SUPPLIED MATERIAL:
——
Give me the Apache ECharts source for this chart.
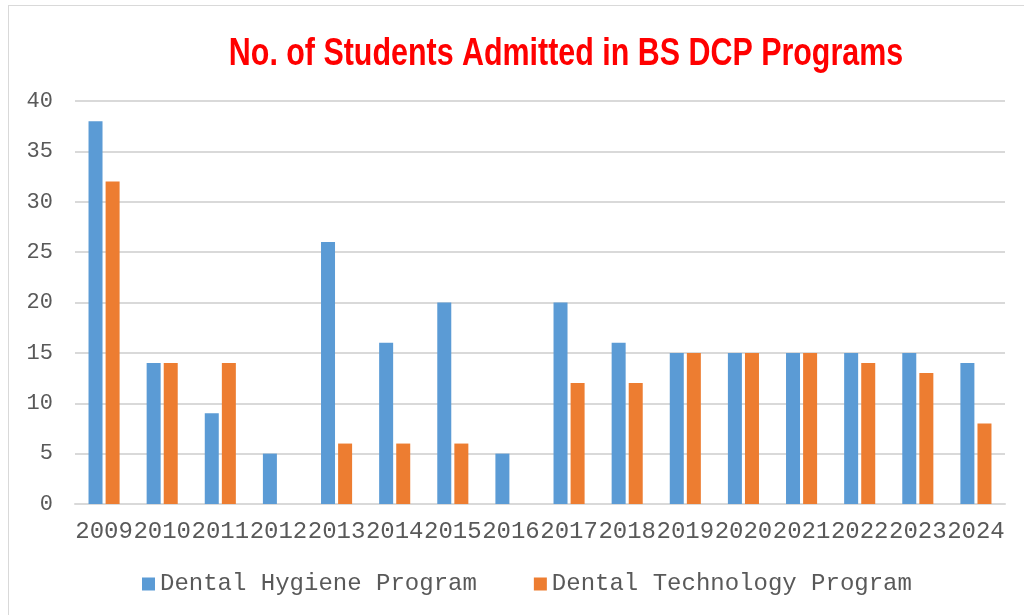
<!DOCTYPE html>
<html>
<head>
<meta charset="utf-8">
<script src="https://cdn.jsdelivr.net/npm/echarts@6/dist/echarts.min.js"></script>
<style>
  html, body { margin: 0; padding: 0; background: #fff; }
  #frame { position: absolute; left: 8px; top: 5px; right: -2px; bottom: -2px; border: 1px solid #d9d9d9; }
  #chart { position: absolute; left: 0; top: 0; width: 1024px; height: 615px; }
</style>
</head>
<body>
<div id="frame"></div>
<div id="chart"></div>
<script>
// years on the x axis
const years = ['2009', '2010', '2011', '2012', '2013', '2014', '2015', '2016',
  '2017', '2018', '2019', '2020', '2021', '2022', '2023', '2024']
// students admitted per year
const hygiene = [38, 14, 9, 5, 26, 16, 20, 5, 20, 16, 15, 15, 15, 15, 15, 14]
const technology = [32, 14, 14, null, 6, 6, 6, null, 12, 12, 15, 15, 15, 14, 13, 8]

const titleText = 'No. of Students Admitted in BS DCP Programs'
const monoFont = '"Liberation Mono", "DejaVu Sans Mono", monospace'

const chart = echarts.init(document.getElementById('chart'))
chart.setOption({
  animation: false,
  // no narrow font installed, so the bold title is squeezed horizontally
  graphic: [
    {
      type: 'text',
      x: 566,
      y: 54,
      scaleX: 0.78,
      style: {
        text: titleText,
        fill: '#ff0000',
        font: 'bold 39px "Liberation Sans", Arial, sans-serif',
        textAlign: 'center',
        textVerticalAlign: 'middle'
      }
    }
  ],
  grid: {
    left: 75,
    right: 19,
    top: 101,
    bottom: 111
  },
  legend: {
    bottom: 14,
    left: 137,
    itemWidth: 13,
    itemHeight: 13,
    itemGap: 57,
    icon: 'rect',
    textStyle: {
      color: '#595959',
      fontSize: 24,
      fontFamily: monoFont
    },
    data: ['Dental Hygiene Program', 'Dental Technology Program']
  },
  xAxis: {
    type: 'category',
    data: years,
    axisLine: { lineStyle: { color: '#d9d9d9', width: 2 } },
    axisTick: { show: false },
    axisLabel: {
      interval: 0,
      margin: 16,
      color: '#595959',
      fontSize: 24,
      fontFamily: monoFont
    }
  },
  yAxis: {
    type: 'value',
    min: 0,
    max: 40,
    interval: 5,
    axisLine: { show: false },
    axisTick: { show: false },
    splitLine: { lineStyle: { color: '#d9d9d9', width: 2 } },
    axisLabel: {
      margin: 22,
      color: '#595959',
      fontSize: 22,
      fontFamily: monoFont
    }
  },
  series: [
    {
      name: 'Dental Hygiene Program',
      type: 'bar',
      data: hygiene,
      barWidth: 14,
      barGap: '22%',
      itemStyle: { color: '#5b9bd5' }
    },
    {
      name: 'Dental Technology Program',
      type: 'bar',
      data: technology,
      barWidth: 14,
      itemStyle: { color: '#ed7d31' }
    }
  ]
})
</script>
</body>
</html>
——
WHAT YOU NEED TO DO: Omit the pictures and give the material again, exactly and in full.

SOLUTION TO THE PROBLEM:
Give me the Apache ECharts source for this chart.
<!DOCTYPE html>
<html>
<head>
<meta charset="utf-8">
<script src="https://cdn.jsdelivr.net/npm/echarts@6/dist/echarts.min.js"></script>
<style>
  html, body { margin: 0; padding: 0; background: #fff; }
  #frame { position: absolute; left: 8px; top: 5px; right: -2px; bottom: -2px; border: 1px solid #d9d9d9; }
  #chart { position: absolute; left: 0; top: 0; width: 1024px; height: 615px; }
</style>
</head>
<body>
<div id="frame"></div>
<div id="chart"></div>
<script>
// years on the x axis
const years = ['2009', '2010', '2011', '2012', '2013', '2014', '2015', '2016',
  '2017', '2018', '2019', '2020', '2021', '2022', '2023', '2024']
// students admitted per year
const hygiene = [38, 14, 9, 5, 26, 16, 20, 5, 20, 16, 15, 15, 15, 15, 15, 14]
const technology = [32, 14, 14, null, 6, 6, 6, null, 12, 12, 15, 15, 15, 14, 13, 8]

const titleText = 'No. of Students Admitted in BS DCP Programs'
const monoFont = '"Liberation Mono", "DejaVu Sans Mono", monospace'

const chart = echarts.init(document.getElementById('chart'))
chart.setOption({
  animation: false,
  // no narrow font installed, so the bold title is squeezed horizontally
  graphic: [
    {
      type: 'text',
      x: 566,
      y: 54,
      scaleX: 0.78,
      style: {
        text: titleText,
        fill: '#ff0000',
        font: 'bold 39px "Liberation Sans", Arial, sans-serif',
        textAlign: 'center',
        textVerticalAlign: 'middle'
      }
    }
  ],
  grid: {
    left: 75,
    right: 19,
    top: 101,
    bottom: 111
  },
  legend: {
    bottom: 14,
    left: 137,
    itemWidth: 13,
    itemHeight: 13,
    itemGap: 57,
    icon: 'rect',
    textStyle: {
      color: '#595959',
      fontSize: 24,
      fontFamily: monoFont
    },
    data: ['Dental Hygiene Program', 'Dental Technology Program']
  },
  xAxis: {
    type: 'category',
    data: years,
    axisLine: { lineStyle: { color: '#d9d9d9', width: 2 } },
    axisTick: { show: false },
    axisLabel: {
      interval: 0,
      margin: 16,
      color: '#595959',
      fontSize: 24,
      fontFamily: monoFont
    }
  },
  yAxis: {
    type: 'value',
    min: 0,
    max: 40,
    interval: 5,
    axisLine: { show: false },
    axisTick: { show: false },
    splitLine: { lineStyle: { color: '#d9d9d9', width: 2 } },
    axisLabel: {
      margin: 22,
      color: '#595959',
      fontSize: 22,
      fontFamily: monoFont
    }
  },
  series: [
    {
      name: 'Dental Hygiene Program',
      type: 'bar',
      data: hygiene,
      barWidth: 14,
      barGap: '22%',
      itemStyle: { color: '#5b9bd5' }
    },
    {
      name: 'Dental Technology Program',
      type: 'bar',
      data: technology,
      barWidth: 14,
      itemStyle: { color: '#ed7d31' }
    }
  ]
})
</script>
</body>
</html>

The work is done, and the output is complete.